The practice may even be so stressful that your child can pay less attention to the activity. This may call for alternative ways for your child to indicate to you that they are interested in something.
You may engage in nonverbal ways with your child. You can suggest that your child shows interest by fully facing the other person and staying within a conversational distance. This will also work on your child’s tendency to walk away in the middle of a conversation.
You can also teach your child to say certain appropriate expressions that will indicate that they are paying attention. This may be saying “yes” or even “hmm-hmm”. You can teach them to say these phrases when the other person pauses or when they are finished with what they are saying.
This may be helpful when your child engages in a conversation with others without making eye contact, so the other party would have an idea if the child understands them or not.
Moreover, eye contact may not always have a negative impact on children with autism. In some cases, the practice is found to improve attentiveness. If you observe that your child can pay attention better by making eye contact, then engage them to do so.
This skill may be significant in your child’s success in learning. Individualized therapy programs and behavior therapies can be supported by certain activities done at home. There are a variety of approaches adopted by behavioral therapists to encourage and increase eye contact.
How to sensitively encourage eye contact
It is important to teach a new skill in small, manageable steps. Expectations should advance slowly based on the child’s progress. Overwhelming the child into making eye contact at once would only bring about negative impact.
Positive reinforcement on natural and spontaneous eye contact could be one of the methods to be used while teaching the practice.
This could be a private and casual situation where not much is demanded from the child in terms of their attention. In addition, the duration of the eye contact can be increased during conversations.
However, while practicing, you should always keep an eye out for your child’s comfort. There is no point in forcing the practice if it is not helping make any improvement.
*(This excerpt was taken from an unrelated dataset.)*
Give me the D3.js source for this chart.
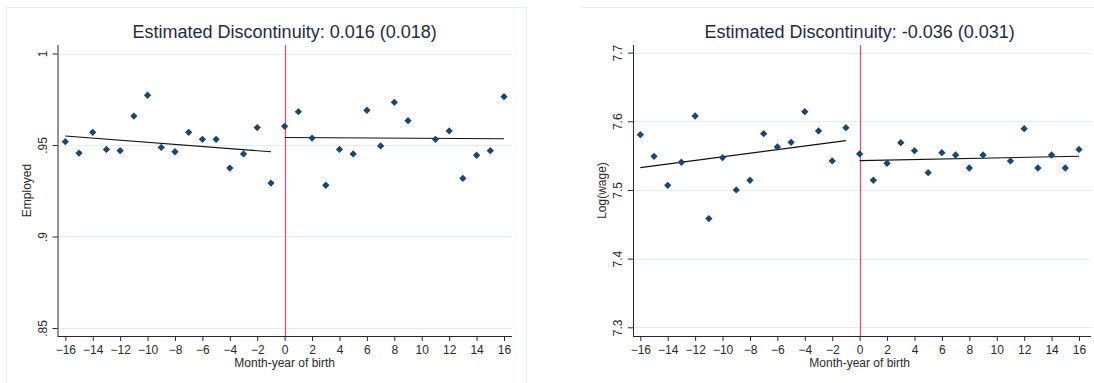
<!DOCTYPE html>
<html>
<head>
<meta charset="utf-8">
<script src="https://cdn.jsdelivr.net/npm/d3@7"></script>
<style>
body { margin: 0; background: #fff; }
svg { display: block; font-family: "Liberation Sans", Arial, sans-serif; }
</style>
</head>
<body>
<script>
var width = 1094,
    height = 383;

// month-year of birth relative to cutoff (month 10 has no point in either panel)
var months = [-16,-15,-14,-13,-12,-11,-10,-9,-8,-7,-6,-5,-4,-3,-2,-1,0,1,2,3,4,5,6,7,8,9,11,12,13,14,15,16];
var xTicks = [-16,-14,-12,-10,-8,-6,-4,-2,0,2,4,6,8,10,12,14,16];

var employed = [0.9518,0.9456,0.9569,0.9476,0.9469,0.9658,0.9772,0.9487,0.9463,0.9569,0.9531,0.9531,0.9374,0.9451,0.9595,0.9292,
                0.9602,0.9682,0.9538,0.9280,0.9476,0.9451,0.9690,0.9495,0.9733,0.9633,0.9531,0.9577,0.9318,0.9444,0.9469,0.9764];
var logWage = [7.5805,7.5490,7.5068,7.5403,7.6077,7.4583,7.5470,7.5000,7.5141,7.5820,7.5626,7.5694,7.6140,7.5859,7.5422,7.5907,
               7.5524,7.5141,7.5389,7.5689,7.5572,7.5252,7.5543,7.5509,7.5320,7.5509,7.5422,7.5892,7.5320,7.5509,7.5320,7.5590];

// fitted lines on each side of the cutoff: [month, value]
var fitEmpLeft = [[-16, 0.9549], [-1, 0.9463]];
var fitEmpRight = [[0, 0.9541], [16, 0.9534]];
var fitWageLeft = [[-16, 7.5325], [-1, 7.5718]];
var fitWageRight = [[0, 7.5427], [16, 7.5490]];

var empTicks = [0.85, 0.9, 0.95, 1];
var empTickLabels = [".85", ".9", ".95", "1"];
var wageTicks = [7.3, 7.4, 7.5, 7.6, 7.7];
var wageTickLabels = ["7.3", "7.4", "7.5", "7.6", "7.7"];

var titles = ["Estimated Discontinuity: 0.016 (0.018)", "Estimated Discontinuity: -0.036 (0.031)"];

var svg = d3.select("body").append("svg").attr("width", width).attr("height", height);

var navy = "#1a476f", grid = "#e4eef0", red = "#d3577a", ink = "#2a2a2a";

// panel frames (faint)
svg.append("rect").attr("x", 6.5).attr("y", 7.5).attr("width", 520).attr("height", 390)
    .attr("fill", "none").attr("stroke", "#e6eff1");
svg.append("line").attr("x1", 580).attr("x2", width).attr("y1", 7.5).attr("y2", 7.5)
    .attr("stroke", "#e6eff1");

function panel(p) {
    var g = svg.append("g");
    var x = d3.scaleLinear().domain([-16, 16]).range(p.xr);
    var y = d3.scaleLinear().domain(p.yd).range(p.yr);

    // gridlines
    g.selectAll("line.grid").data(p.yTicks).enter().append("line")
        .attr("class", "grid")
        .attr("x1", p.left).attr("x2", p.right)
        .attr("y1", d => Math.round(y(d)) + 0.5).attr("y2", d => Math.round(y(d)) + 0.5)
        .attr("stroke", grid).attr("stroke-width", 1);

    // cutoff
    g.append("line")
        .attr("x1", Math.round(x(0)) + 0.5).attr("x2", Math.round(x(0)) + 0.5)
        .attr("y1", p.top).attr("y2", p.bottom)
        .attr("stroke", red).attr("stroke-width", 1.3);

    // y axis
    var yAxis = d3.axisLeft(y).tickValues(p.yTicks).tickSize(5).tickFormat((d, i) => p.yLabels[i]);
    var ya = g.append("g").attr("transform", "translate(" + p.left + ",0)").call(yAxis);
    ya.select(".domain").attr("d", "M0.5," + p.top + "V" + p.bottom).attr("stroke", ink);
    ya.selectAll(".tick line").attr("stroke", ink);
    ya.selectAll(".tick text")
        .attr("x", null).attr("dy", null)
        .attr("transform", "translate(-15,0) rotate(-90)")
        .attr("text-anchor", "middle")
        .attr("dominant-baseline", "central")
        .attr("font-size", 12).attr("fill", ink);

    // x axis
    var xAxis = d3.axisBottom(x).tickValues(xTicks).tickSize(5).tickPadding(4);
    var xa = g.append("g").attr("transform", "translate(0," + p.bottom + ")").call(xAxis);
    xa.select(".domain").attr("d", "M" + p.left + ",0.5H" + p.right).attr("stroke", ink);
    xa.selectAll(".tick line").attr("stroke", ink);
    xa.selectAll(".tick text").attr("font-size", 12).attr("fill", ink);

    g.append("text").attr("x", x(0)).attr("y", p.bottom + 31)
        .attr("text-anchor", "middle").attr("font-size", 12).attr("fill", ink)
        .text("Month-year of birth");

    g.append("text")
        .attr("transform", "translate(" + (p.left - 31) + "," + ((p.top + p.bottom) / 2) + ") rotate(-90)")
        .attr("text-anchor", "middle").attr("dominant-baseline", "central")
        .attr("font-size", 12).attr("fill", ink)
        .text(p.yTitle);

    g.append("text").attr("x", x(0)).attr("y", 38)
        .attr("text-anchor", "middle").attr("font-size", 18).attr("fill", "#1f2a44")
        .text(p.title);

    // fitted lines
    var line = d3.line().x(d => x(d[0])).y(d => y(d[1]));
    [p.fitL, p.fitR].forEach(function (f) {
        g.append("path").attr("d", line(f)).attr("fill", "none")
            .attr("stroke", "#111").attr("stroke-width", 1.1);
    });

    // points
    var diamond = d3.symbol().type(d3.symbolDiamond2).size(34);
    g.selectAll("path.pt").data(p.vals).enter().append("path")
        .attr("class", "pt")
        .attr("d", diamond)
        .attr("transform", (d, i) => "translate(" + x(months[i]) + "," + y(d) + ")")
        .attr("fill", navy);
}

panel({
    xr: [65.3, 504], left: 57.5, right: 512, top: 45, bottom: 336,
    yd: [0.85, 1], yr: [328, 53.5], yTicks: empTicks, yLabels: empTickLabels,
    vals: employed, fitL: fitEmpLeft, fitR: fitEmpRight,
    yTitle: "Employed", title: titles[0]
});

panel({
    xr: [640.3, 1079], left: 633, right: 1091, top: 45, bottom: 336,
    yd: [7.3, 7.7], yr: [327.3, 52.6], yTicks: wageTicks, yLabels: wageTickLabels,
    vals: logWage, fitL: fitWageLeft, fitR: fitWageRight,
    yTitle: "Log(wage)", title: titles[1]
});
</script>
</body>
</html>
In order to get your child to get used to making eye contact, you could try pausing before responding to their requests. For instance, if your child asks you a question or asks for something, pause before responding or offering the thing they want.
This may cause them to glance in your direction to see if you heard them. You can then respond immediately and praise them for making eye contact.
After that, you can work on the length of the eye contact.
You can tell your child how making eye contact encourages people to respond to their requests. You can integrate your child’s favorite subjects into these practices. If they like to talk about a topic, bring it up to get their attention and make eye contact.
By itself, lack of eye contact should not be considered as a certain symptomatic of autism spectrum disorder. There may be infants who may not make eye contact, but in general react to faces and turn their faces towards the others’ face.
However, since early and intensive intervention and therapies are the best option for autism, the caregivers may want to investigate the if the child is under three, does not make eye contact, and has social communication delays.
Also, children with autism may fail to respond to their names, have repetitive and restricted behaviors. At this point, you may want to contact a developmental pediatrician or child psychologist to conduct an evaluation.